- DIRECTIONS
Return the material exactly, first line through the line containing "from matplotlib.transforms import", and nothing more. Pictures stay out.

- DATA LISTING
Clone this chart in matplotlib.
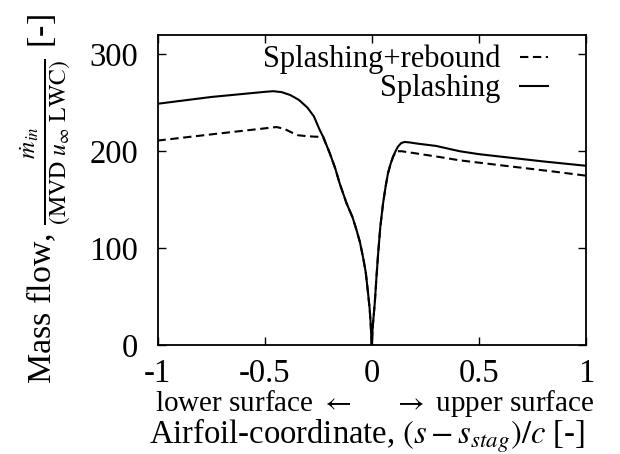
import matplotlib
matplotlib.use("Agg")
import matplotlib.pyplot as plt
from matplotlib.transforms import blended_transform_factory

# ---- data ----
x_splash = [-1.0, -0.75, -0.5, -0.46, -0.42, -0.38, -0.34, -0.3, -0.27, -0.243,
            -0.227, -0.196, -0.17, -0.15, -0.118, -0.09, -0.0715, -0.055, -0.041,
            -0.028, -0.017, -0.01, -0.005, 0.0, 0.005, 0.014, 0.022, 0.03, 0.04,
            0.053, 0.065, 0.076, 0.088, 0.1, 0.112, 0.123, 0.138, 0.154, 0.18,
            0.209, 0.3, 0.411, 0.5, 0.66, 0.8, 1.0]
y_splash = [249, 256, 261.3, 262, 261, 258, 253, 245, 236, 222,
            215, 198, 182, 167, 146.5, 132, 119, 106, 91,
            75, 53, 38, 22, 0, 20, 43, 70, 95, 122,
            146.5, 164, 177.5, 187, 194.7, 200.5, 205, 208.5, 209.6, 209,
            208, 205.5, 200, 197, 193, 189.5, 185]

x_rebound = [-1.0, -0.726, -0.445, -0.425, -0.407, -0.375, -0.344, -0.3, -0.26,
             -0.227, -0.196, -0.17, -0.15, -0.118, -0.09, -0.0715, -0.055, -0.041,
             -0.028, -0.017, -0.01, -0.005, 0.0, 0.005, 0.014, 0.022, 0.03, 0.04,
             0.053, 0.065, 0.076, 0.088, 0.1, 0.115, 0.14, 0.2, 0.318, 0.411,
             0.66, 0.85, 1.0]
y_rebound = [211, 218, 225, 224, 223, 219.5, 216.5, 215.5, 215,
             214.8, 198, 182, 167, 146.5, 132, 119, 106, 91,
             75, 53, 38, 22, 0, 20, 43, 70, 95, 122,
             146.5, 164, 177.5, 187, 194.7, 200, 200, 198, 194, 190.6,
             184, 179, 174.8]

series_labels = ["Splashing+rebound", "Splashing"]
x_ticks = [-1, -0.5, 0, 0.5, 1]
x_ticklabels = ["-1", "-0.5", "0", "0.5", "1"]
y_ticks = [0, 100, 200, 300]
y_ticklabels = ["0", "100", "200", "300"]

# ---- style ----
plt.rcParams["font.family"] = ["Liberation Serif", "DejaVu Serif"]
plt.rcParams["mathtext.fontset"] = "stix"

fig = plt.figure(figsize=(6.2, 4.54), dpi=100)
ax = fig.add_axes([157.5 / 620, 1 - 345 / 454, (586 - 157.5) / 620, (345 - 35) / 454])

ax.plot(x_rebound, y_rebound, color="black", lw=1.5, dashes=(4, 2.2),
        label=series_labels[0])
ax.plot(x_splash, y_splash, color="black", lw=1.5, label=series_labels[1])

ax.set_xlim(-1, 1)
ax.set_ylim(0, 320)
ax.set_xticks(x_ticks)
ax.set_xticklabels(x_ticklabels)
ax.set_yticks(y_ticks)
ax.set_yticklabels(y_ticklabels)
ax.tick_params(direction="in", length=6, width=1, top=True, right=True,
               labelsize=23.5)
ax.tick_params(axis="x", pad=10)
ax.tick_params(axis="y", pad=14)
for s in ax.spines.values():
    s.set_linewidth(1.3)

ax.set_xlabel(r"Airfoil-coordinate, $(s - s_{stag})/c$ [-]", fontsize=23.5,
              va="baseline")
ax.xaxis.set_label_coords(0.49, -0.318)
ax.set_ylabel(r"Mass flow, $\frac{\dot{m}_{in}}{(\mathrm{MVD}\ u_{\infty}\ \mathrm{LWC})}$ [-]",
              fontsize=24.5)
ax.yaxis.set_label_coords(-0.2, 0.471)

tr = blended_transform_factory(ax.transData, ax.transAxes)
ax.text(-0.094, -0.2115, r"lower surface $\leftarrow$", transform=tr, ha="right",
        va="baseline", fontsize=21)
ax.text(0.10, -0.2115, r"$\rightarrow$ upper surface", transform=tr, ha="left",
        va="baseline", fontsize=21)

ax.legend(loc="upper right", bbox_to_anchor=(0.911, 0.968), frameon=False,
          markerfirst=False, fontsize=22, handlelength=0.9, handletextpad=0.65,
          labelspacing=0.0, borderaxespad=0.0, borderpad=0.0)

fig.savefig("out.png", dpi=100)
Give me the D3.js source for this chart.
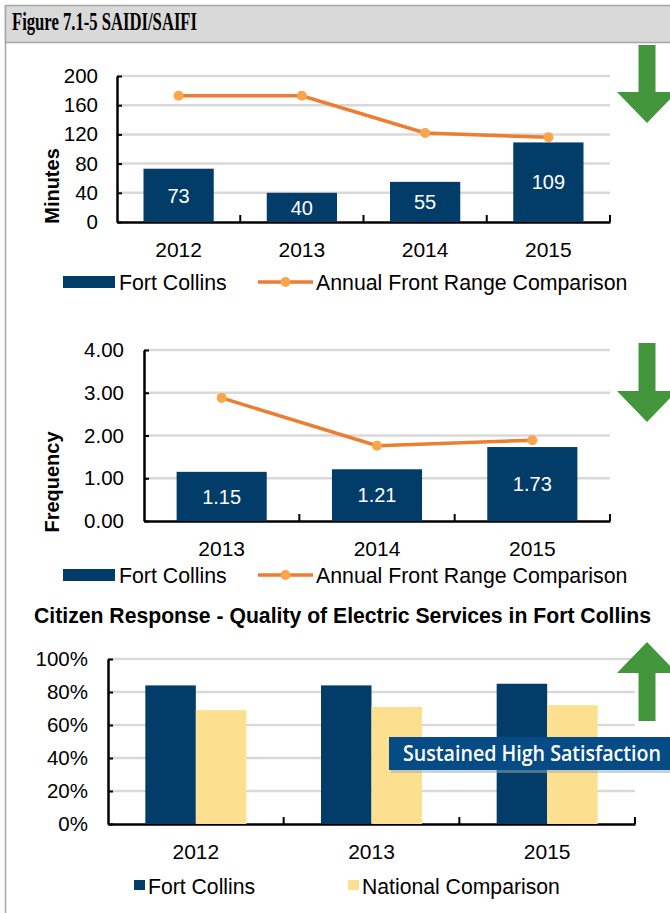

- PROBLEM SOLUTION
Clone this chart in matplotlib.
import matplotlib
matplotlib.use("Agg")
import matplotlib.pyplot as plt
from matplotlib.transforms import blended_transform_factory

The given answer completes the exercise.